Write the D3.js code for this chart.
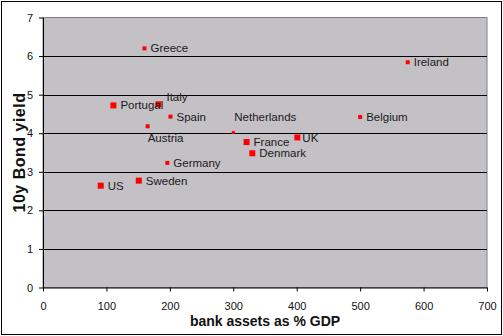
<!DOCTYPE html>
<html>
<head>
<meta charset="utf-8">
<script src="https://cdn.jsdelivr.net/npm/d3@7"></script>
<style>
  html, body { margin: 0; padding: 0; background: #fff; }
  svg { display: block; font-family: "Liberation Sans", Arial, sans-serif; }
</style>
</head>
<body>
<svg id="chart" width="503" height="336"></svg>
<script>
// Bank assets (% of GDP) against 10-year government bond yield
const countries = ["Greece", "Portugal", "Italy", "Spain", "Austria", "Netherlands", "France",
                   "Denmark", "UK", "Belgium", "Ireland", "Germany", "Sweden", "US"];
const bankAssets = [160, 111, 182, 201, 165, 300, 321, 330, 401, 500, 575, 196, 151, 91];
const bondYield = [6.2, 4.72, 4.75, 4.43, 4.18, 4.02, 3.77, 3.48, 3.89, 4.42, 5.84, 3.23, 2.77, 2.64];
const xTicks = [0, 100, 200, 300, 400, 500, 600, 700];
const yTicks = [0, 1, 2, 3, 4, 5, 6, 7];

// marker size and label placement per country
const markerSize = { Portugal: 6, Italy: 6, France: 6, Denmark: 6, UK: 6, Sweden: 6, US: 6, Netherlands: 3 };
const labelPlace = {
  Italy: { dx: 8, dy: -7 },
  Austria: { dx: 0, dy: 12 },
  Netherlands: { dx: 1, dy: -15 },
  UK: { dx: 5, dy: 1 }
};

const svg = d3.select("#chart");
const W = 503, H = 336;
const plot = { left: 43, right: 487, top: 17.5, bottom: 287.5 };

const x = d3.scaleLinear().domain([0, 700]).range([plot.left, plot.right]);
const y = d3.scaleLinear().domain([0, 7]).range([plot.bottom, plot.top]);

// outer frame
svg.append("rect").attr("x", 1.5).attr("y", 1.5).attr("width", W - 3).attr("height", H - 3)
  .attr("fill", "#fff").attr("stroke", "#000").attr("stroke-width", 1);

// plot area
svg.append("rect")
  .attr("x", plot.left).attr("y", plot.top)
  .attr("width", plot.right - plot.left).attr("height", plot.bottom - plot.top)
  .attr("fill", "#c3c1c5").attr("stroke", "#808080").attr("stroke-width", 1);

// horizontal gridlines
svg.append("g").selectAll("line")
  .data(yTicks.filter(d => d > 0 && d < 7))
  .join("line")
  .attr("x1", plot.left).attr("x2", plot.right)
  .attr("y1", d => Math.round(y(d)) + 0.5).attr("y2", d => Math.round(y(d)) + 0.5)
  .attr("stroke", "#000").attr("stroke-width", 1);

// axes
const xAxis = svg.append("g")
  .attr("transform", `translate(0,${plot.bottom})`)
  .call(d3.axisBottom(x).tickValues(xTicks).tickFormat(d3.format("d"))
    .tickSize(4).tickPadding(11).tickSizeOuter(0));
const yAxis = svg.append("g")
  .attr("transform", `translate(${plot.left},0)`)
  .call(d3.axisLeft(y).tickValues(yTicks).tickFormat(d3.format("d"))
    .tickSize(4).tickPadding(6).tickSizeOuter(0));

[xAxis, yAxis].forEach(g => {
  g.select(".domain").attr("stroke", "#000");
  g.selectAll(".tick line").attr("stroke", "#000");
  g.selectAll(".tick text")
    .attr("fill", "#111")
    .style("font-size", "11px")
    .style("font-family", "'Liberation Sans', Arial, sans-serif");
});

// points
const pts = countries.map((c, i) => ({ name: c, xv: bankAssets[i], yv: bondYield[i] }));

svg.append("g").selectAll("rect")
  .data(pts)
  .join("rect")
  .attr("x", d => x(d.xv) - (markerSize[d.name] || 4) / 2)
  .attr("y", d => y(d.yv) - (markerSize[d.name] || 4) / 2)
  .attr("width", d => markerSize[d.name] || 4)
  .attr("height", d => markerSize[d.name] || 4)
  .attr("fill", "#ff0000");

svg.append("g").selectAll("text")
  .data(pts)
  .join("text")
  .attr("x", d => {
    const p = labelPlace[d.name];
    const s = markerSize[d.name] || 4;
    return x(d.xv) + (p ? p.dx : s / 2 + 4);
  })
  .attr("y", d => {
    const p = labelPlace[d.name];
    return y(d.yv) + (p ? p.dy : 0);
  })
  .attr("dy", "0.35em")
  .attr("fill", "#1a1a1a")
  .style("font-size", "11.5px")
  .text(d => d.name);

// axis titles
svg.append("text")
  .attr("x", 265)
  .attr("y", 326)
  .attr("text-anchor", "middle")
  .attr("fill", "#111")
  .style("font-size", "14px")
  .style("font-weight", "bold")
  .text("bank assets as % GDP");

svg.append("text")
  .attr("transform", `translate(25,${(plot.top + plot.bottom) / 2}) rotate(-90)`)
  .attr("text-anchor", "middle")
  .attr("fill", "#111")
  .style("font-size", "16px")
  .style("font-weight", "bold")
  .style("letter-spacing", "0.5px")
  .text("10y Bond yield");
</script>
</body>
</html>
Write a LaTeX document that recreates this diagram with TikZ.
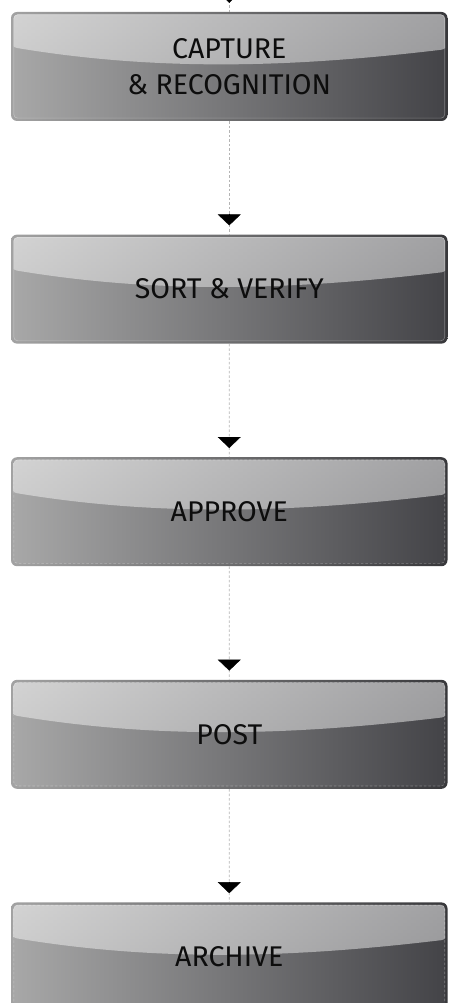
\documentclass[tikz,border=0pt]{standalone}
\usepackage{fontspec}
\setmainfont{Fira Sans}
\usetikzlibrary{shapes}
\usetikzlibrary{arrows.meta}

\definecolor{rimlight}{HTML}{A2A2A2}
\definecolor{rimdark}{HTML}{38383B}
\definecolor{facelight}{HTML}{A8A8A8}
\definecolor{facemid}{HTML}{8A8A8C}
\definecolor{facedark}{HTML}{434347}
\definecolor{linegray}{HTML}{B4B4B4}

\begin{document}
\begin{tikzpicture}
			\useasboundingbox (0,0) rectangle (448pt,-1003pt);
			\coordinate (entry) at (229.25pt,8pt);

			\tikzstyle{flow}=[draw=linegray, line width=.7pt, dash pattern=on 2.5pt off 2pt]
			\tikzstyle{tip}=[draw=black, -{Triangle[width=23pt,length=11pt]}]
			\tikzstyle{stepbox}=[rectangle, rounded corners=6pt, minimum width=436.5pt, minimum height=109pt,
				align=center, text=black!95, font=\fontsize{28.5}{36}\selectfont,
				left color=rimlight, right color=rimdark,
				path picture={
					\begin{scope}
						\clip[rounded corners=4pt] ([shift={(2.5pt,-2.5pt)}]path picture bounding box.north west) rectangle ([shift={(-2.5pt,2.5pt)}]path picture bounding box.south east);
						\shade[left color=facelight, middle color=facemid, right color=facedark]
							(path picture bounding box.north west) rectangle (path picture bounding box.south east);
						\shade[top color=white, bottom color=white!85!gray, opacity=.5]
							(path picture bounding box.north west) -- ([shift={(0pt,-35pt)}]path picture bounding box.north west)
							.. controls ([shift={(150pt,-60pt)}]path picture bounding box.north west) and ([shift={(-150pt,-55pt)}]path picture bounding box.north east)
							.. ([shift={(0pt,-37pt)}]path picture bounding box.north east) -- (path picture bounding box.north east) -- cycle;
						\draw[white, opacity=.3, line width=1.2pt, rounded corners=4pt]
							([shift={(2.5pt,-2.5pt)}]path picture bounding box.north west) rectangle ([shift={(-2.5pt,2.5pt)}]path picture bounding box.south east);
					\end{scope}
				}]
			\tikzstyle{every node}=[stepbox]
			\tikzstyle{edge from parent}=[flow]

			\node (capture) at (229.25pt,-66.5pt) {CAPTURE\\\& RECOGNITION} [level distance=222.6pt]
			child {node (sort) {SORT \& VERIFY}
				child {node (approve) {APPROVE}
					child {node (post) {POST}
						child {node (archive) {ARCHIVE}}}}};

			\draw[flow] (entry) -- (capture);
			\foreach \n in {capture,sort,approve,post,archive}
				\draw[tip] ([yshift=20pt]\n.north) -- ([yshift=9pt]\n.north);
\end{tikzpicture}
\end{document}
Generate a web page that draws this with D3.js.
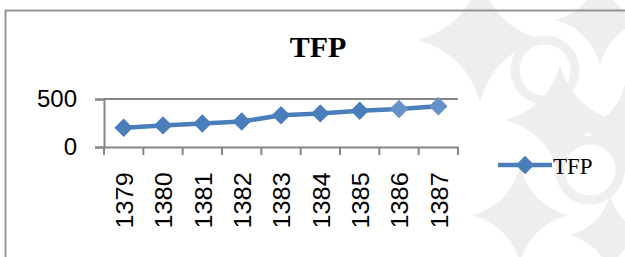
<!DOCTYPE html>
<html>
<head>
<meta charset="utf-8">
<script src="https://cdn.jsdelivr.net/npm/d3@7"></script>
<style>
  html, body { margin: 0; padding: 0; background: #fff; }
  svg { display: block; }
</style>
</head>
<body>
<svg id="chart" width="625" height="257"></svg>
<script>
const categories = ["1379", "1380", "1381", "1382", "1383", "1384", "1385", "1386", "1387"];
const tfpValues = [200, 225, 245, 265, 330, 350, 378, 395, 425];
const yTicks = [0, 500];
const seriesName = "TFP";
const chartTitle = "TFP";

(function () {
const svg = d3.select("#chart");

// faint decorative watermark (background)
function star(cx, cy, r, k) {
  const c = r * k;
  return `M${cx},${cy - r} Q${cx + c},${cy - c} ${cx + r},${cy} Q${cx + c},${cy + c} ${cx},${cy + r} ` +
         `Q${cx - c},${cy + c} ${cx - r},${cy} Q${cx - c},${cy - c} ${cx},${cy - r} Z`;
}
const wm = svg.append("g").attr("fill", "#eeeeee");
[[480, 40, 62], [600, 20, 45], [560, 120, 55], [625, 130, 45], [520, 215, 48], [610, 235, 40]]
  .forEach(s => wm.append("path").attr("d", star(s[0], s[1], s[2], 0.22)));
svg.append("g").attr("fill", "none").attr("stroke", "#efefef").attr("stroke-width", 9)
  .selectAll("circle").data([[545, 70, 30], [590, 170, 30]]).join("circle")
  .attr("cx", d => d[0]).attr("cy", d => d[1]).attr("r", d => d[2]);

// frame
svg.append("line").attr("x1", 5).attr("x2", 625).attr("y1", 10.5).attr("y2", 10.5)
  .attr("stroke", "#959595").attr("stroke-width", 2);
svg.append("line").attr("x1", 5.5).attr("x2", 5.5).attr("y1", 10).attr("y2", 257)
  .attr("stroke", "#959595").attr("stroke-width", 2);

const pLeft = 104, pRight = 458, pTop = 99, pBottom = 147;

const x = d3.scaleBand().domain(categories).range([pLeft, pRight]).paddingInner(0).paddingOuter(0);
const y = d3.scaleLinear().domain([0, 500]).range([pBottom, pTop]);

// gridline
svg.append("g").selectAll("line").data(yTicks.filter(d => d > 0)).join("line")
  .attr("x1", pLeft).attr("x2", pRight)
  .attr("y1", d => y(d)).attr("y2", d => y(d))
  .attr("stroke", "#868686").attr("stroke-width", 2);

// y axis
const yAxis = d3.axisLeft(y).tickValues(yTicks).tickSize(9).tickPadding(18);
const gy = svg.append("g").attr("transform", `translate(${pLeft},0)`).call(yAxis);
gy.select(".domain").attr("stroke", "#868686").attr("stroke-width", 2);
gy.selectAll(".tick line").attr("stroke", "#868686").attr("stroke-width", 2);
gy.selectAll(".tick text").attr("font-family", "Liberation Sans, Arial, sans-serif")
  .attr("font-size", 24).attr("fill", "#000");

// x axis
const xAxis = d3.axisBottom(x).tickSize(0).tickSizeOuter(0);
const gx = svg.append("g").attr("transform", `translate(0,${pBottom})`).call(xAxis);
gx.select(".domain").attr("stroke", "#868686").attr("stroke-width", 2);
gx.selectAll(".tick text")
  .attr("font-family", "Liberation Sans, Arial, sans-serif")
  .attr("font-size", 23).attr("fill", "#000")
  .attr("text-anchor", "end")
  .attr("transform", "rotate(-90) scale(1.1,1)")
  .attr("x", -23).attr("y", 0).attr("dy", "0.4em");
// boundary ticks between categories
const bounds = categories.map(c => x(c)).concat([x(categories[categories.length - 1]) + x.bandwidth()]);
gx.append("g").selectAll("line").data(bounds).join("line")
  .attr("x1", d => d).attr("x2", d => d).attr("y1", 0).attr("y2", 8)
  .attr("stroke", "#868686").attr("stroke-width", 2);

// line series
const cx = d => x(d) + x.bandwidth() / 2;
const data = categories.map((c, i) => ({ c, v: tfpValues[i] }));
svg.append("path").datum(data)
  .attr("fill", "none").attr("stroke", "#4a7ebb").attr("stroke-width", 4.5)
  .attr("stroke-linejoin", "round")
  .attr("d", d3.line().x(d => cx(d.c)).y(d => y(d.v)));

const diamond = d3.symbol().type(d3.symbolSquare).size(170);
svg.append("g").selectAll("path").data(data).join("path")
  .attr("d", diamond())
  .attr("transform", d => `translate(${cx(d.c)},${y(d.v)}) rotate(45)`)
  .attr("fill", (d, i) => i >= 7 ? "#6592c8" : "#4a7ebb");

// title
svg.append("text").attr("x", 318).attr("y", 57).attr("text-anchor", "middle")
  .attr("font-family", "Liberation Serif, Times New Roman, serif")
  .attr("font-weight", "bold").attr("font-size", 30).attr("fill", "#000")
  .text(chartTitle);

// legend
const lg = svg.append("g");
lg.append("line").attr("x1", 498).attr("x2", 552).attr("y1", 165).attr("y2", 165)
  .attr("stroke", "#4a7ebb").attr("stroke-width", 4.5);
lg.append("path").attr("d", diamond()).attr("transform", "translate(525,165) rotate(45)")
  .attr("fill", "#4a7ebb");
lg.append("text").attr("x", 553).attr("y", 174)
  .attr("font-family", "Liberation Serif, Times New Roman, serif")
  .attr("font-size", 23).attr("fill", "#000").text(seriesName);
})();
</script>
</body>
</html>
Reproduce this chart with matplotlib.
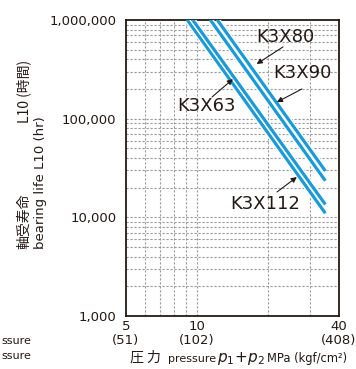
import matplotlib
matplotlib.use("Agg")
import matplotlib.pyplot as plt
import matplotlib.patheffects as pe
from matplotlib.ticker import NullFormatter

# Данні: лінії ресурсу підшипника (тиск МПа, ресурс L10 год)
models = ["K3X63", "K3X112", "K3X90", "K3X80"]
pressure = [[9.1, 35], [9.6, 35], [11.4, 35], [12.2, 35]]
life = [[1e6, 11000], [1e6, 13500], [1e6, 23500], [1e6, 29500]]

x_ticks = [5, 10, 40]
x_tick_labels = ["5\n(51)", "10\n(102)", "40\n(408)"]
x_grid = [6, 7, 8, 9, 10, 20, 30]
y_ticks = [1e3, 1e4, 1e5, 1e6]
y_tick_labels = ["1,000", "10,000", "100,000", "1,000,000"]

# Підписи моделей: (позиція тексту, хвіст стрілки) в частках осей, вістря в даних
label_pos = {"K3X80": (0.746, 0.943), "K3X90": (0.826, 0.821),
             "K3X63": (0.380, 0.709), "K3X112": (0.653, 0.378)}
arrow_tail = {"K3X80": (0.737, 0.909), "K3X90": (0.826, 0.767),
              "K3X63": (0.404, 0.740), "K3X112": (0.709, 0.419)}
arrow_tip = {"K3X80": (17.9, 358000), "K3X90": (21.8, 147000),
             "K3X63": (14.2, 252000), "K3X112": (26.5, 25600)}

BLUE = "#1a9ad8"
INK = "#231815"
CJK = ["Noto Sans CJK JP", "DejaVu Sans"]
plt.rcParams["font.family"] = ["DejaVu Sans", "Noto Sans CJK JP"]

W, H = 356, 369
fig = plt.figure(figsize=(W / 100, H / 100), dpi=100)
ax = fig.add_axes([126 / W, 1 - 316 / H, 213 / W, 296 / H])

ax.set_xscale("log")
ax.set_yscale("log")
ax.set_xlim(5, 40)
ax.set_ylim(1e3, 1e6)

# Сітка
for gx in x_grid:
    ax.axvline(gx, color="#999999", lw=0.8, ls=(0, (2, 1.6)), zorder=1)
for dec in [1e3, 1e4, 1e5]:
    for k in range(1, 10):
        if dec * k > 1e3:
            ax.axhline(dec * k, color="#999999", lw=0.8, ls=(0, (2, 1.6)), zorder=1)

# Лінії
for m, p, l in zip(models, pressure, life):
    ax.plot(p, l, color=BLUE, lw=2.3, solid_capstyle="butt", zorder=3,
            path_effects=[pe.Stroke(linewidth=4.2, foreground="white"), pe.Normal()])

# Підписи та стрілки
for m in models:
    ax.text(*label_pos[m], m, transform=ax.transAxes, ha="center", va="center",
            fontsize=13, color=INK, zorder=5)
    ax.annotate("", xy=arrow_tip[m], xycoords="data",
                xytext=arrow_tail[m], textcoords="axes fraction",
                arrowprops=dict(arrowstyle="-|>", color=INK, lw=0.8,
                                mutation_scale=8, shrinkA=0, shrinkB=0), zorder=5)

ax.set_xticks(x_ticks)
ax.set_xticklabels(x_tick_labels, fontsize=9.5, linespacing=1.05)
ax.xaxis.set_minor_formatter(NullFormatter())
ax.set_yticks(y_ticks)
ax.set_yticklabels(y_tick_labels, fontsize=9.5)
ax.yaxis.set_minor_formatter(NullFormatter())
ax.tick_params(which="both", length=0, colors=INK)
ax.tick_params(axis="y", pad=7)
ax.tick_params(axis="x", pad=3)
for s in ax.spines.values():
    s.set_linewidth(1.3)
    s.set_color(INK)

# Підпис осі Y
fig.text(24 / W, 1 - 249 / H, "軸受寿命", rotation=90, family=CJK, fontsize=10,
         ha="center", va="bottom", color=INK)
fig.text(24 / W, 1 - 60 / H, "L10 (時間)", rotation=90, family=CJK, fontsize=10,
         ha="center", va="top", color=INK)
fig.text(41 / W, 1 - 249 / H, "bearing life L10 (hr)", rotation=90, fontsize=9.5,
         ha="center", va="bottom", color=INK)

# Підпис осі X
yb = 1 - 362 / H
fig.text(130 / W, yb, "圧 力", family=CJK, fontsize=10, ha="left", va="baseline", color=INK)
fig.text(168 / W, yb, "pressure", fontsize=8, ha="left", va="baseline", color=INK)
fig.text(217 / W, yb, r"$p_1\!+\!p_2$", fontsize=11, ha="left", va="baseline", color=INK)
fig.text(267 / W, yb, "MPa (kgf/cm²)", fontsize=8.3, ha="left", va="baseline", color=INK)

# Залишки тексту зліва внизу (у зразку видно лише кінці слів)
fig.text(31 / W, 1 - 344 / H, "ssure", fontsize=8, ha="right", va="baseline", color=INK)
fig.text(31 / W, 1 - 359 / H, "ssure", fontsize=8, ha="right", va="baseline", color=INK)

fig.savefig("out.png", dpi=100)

YOUR GOAL
Leaving the pictures out, write out exactly the lines from the line containing "Reproduce this chart with matplotlib." through the line containing "from matplotlib.ticker import NullFormatter", both included.

RIGHT ANSWER
Reproduce this chart with matplotlib.
import matplotlib
matplotlib.use("Agg")
import matplotlib.pyplot as plt
import matplotlib.patheffects as pe
from matplotlib.ticker import NullFormatter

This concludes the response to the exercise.